Surf/Sift = overkill in this case you certainly don't need it.

If you want real time speed (about 20fps+ on a 800x600 image) I recommend using [Cuda][1] to implement edge detection using a standard filter scheme like [sobel][2], then implement binarization + [image closure][3] to make sure the edges of circles are not segmented apart. 

The hardest part will be fitting circles. This is assuming you already got to the step where you have taken edges and made sure they are connected using image closure (morphology.) At this point I would proceed as follows:

1.  run [blob analysis/connected components][4] to segment out circles that do _not_ touch.
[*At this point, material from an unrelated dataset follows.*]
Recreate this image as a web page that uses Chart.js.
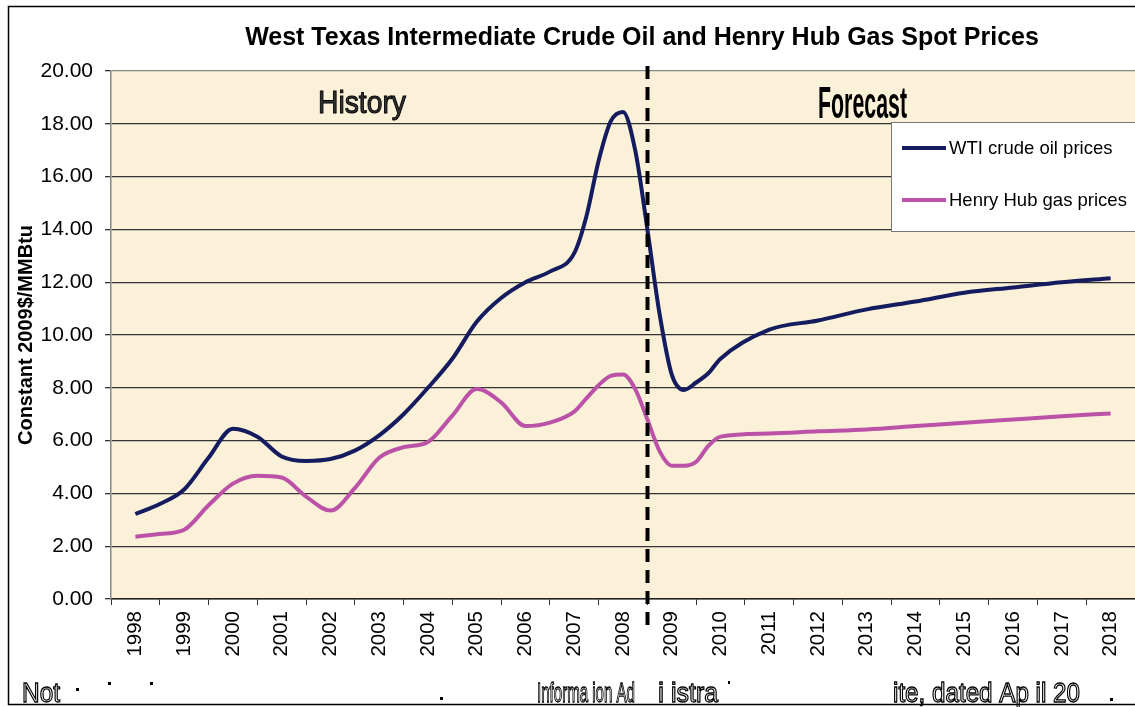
<!DOCTYPE html>
<html>
<head>
<meta charset="utf-8">
<script src="https://cdn.jsdelivr.net/npm/chart.js@4.4.1/dist/chart.umd.min.js"></script>
<style>
  html, body { margin: 0; padding: 0; background: #fff; }
  #wrap { width: 1135px; height: 707px; position: relative; }
</style>
</head>
<body>
<div id="wrap"><canvas id="chart"></canvas></div>
<script>
// --- data (constant 2009$/MMBtu) ---
const years = [
  1998, 1998.5, 1999, 1999.5, 2000, 2000.5, 2001, 2001.5, 2002, 2002.5,
  2003, 2003.5, 2004, 2004.5, 2005, 2005.5, 2006, 2006.5,
  2007, 2007.25, 2007.5, 2007.75, 2008, 2008.25, 2008.5, 2008.75,
  2009, 2009.25, 2009.5, 2009.75, 2010,
  2011, 2012, 2013, 2014, 2015, 2016, 2017, 2018
];
const wtiPrices = [
  3.22, 3.6, 4.15, 5.35, 6.45, 6.15, 5.4, 5.23, 5.3, 5.62,
  6.2, 7.0, 8.0, 9.1, 10.5, 11.4, 12.0, 12.4,
  13.1, 14.5, 16.6, 18.1, 18.45, 17.0, 14.0, 10.8,
  8.5, 7.92, 8.2, 8.55, 9.1,
  10.2, 10.55, 10.97, 11.27, 11.6, 11.8, 12.0, 12.15
];
const henryHubPrices = [
  2.36, 2.46, 2.62, 3.55, 4.37, 4.67, 4.6, 3.88, 3.35, 4.2,
  5.35, 5.75, 5.95, 6.95, 7.95, 7.45, 6.55, 6.68,
  7.1, 7.6, 8.1, 8.45, 8.5, 7.95, 6.8, 5.6,
  5.05, 5.05, 5.2, 5.8, 6.15,
  6.27, 6.35, 6.42, 6.55, 6.68, 6.8, 6.92, 7.03
];
const yearLabels = [1998, 1999, 2000, 2001, 2002, 2003, 2004, 2005, 2006, 2007, 2008,
  2009, 2010, 2011, 2012, 2013, 2014, 2015, 2016, 2017, 2018];
const seriesNames = ['WTI crude oil prices', 'Henry Hub gas prices'];
const splitYear = 2008.5;   // history / forecast divide

const FONT = "'Liberation Sans', Arial, sans-serif";

const wtiColor = '#141B5F';
const hhColor = '#BC52A8';

// tick positions: a boundary mark between years, a label at each year
const buildYearTicks = (scale) => {
  const t = [];
  yearLabels.forEach(y => { t.push({ value: y - 0.5 }); t.push({ value: y }); });
  t.push({ value: yearLabels[yearLabels.length - 1] + 0.5 });
  scale.ticks = t;
};

// draws text squeezed to a given width (narrow font look)
const narrowText = (ctx, text, x, y, width, opts) => {
  ctx.save();
  ctx.font = opts.font;
  const w = ctx.measureText(text).width;
  const sx = width / w;
  ctx.translate(x, y);
  ctx.scale(sx, 1);
  ctx.textBaseline = 'alphabetic';
  ctx.textAlign = 'left';
  if (opts.fill) { ctx.fillStyle = opts.fill; ctx.fillText(text, 0, 0); }
  if (opts.stroke) { ctx.lineWidth = opts.lineWidth || 1; ctx.strokeStyle = opts.stroke; ctx.strokeText(text, 0, 0); }
  ctx.restore();
};

const decorPlugin = {
  id: 'decor',
  beforeDraw(chart) {
    const { ctx, chartArea: a } = chart;
    ctx.save();
    ctx.fillStyle = '#fff';
    ctx.fillRect(0, 0, chart.width, chart.height);
    ctx.fillStyle = '#FAF1D8';
    ctx.fillRect(a.left, a.top, a.right - a.left, a.bottom - a.top);
    ctx.restore();
  },
  afterDatasetsDraw(chart) {
    const { ctx } = chart;
    const x = Math.round(chart.scales.x.getPixelForValue(splitYear)) + 0.5;
    ctx.save();
    ctx.strokeStyle = '#000';
    ctx.lineWidth = 4;
    ctx.setLineDash([13, 8]);
    ctx.beginPath();
    ctx.moveTo(x, 66);
    ctx.lineTo(x, 628);
    ctx.stroke();
    ctx.restore();
  },
  afterDraw(chart) {
    const { ctx } = chart;
    ctx.save();

    // title
    ctx.fillStyle = '#000';
    ctx.font = `bold 25px ${FONT}`;
    ctx.textAlign = 'center';
    ctx.textBaseline = 'middle';
    ctx.fillText('West Texas Intermediate Crude Oil and Henry Hub Gas Spot Prices', 642, 38);

    // period labels
    narrowText(ctx, 'History', 318, 113, 88, { font: `32px ${FONT}`, fill: '#333', stroke: '#000', lineWidth: 1 });
    narrowText(ctx, 'Forecast', 818, 118, 89, { font: `bold 44px ${FONT}`, fill: '#000' });

    // legend
    ctx.fillStyle = '#fff';
    ctx.fillRect(891.5, 122.5, 260, 109);
    ctx.strokeStyle = '#777';
    ctx.lineWidth = 1;
    ctx.strokeRect(891.5, 122.5, 260, 109);
    const rows = [[wtiColor, seriesNames[0], 148], [hhColor, seriesNames[1], 200]];
    rows.forEach(([c, label, y]) => {
      ctx.strokeStyle = c;
      ctx.lineWidth = 4;
      ctx.beginPath();
      ctx.moveTo(902, y);
      ctx.lineTo(946, y);
      ctx.stroke();
      ctx.fillStyle = '#000';
      ctx.font = `18.5px ${FONT}`;
      ctx.textAlign = 'left';
      ctx.textBaseline = 'middle';
      ctx.fillText(label, 949, y + 1);
    });

    // footnote (partly illegible in the source)
    const foot = { font: `27px ${FONT}`, fill: '#fff', stroke: '#000', lineWidth: 1.3 };
    narrowText(ctx, 'Not', 22, 702, 38, foot);
    narrowText(ctx, 'Informa ion Ad', 537, 702, 98, foot);
    narrowText(ctx, 'i', 658, 702, 6, foot);
    narrowText(ctx, 'istra', 671, 702, 47, foot);
    narrowText(ctx, 'ite, dated Ap il 20', 893, 702, 187, foot);
    ctx.fillStyle = '#000';
    [[76, 688], [108, 682], [150, 682], [440, 697], [1110, 698]].forEach(([x, y]) => {
      ctx.fillRect(x, y, 3, 3);
    });
    ctx.fillRect(728, 681, 2, 3);

    // outer frame
    ctx.strokeStyle = '#000';
    ctx.lineWidth = 1.5;
    ctx.strokeRect(8.5, 6.5, 1140, 698);
    ctx.restore();
  }
};

const ctx = document.getElementById('chart');

new Chart(ctx, {
  type: 'line',
  data: {
    datasets: [{
      label: seriesNames[0],
      data: years.map((y, i) => ({ x: y, y: wtiPrices[i] })),
      borderColor: wtiColor,
      borderWidth: 4,
      pointRadius: 0,
      cubicInterpolationMode: 'monotone'
    }, {
      label: seriesNames[1],
      data: years.map((y, i) => ({ x: y, y: henryHubPrices[i] })),
      borderColor: hhColor,
      borderWidth: 4,
      pointRadius: 0,
      cubicInterpolationMode: 'monotone'
    }]
  },
  options: {
    responsive: true,
    maintainAspectRatio: false,
    animation: false,
    layout: { padding: { left: 8, top: 71, right: 0, bottom: 0 } },
    plugins: {
      legend: { display: false },
      title: { display: false },
      tooltip: { enabled: false }
    },
    scales: {
      x: {
        type: 'linear',
        min: yearLabels[0] - 0.5,
        max: yearLabels[yearLabels.length - 1] + 0.5,
        afterBuildTicks: buildYearTicks,
        afterFit: (scale) => {
          scale.height = 108;
          scale.paddingLeft = 0;
          scale.paddingRight = 0;
        },
        border: { color: '#222', width: 1.5 },
        grid: {
          drawOnChartArea: false,
          drawTicks: true,
          tickLength: 6,
          tickColor: (c) => Number.isInteger(c.tick.value) ? 'rgba(0,0,0,0)' : '#333'
        },
        ticks: {
          autoSkip: false,
          minRotation: 90,
          maxRotation: 90,
          padding: 6,
          color: '#000',
          font: { size: 20.5, family: FONT },
          callback: (v) => Number.isInteger(v) ? String(v) : ''
        }
      },
      y: {
        min: 0,
        max: 20,
        afterFit: (scale) => { scale.width = 103; },
        border: { color: '#888', width: 1.5 },
        grid: {
          color: (c) => c.tick.value === 20 ? '#888' : '#333',
          lineWidth: 1.3,
          tickLength: 6,
          tickColor: '#333'
        },
        ticks: {
          stepSize: 2,
          padding: 12,
          color: '#000',
          font: { size: 21, family: FONT },
          callback: (v) => v.toFixed(2)
        },
        title: {
          display: true,
          text: 'Constant 2009$/MMBtu',
          color: '#000',
          font: { size: 20, weight: 'bold', family: FONT },
          padding: { top: 6, bottom: 0 }
        }
      }
    }
  },
  plugins: [decorPlugin]
});
</script>
</body>
</html>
If circles can touch the next step will be trickier
2.  for each connected componet/blob fit a circle or rectangle using [RANSAC][5] which can run in realtime (as opposed to Hough Transform which I believe is _very_ hard to run in real time.)

Step 2 will be _much_ harder if you can not segment the connected components that form circles seperately, so some additional though should be invested on how to guarantee that condition.

Good luck.


  [1]: http://en.wikipedia.org/wiki/CUDA
  [2]: http://en.wikipedia.org/wiki/Sobel_operator
  [3]: http://homepages.inf.ed.ac.uk/rbf/HIPR2/close.htm
  [4]: http://en.wikipedia.org/wiki/Connected_Component_Labeling
  [5]: http://en.wikipedia.org/wiki/RANSAC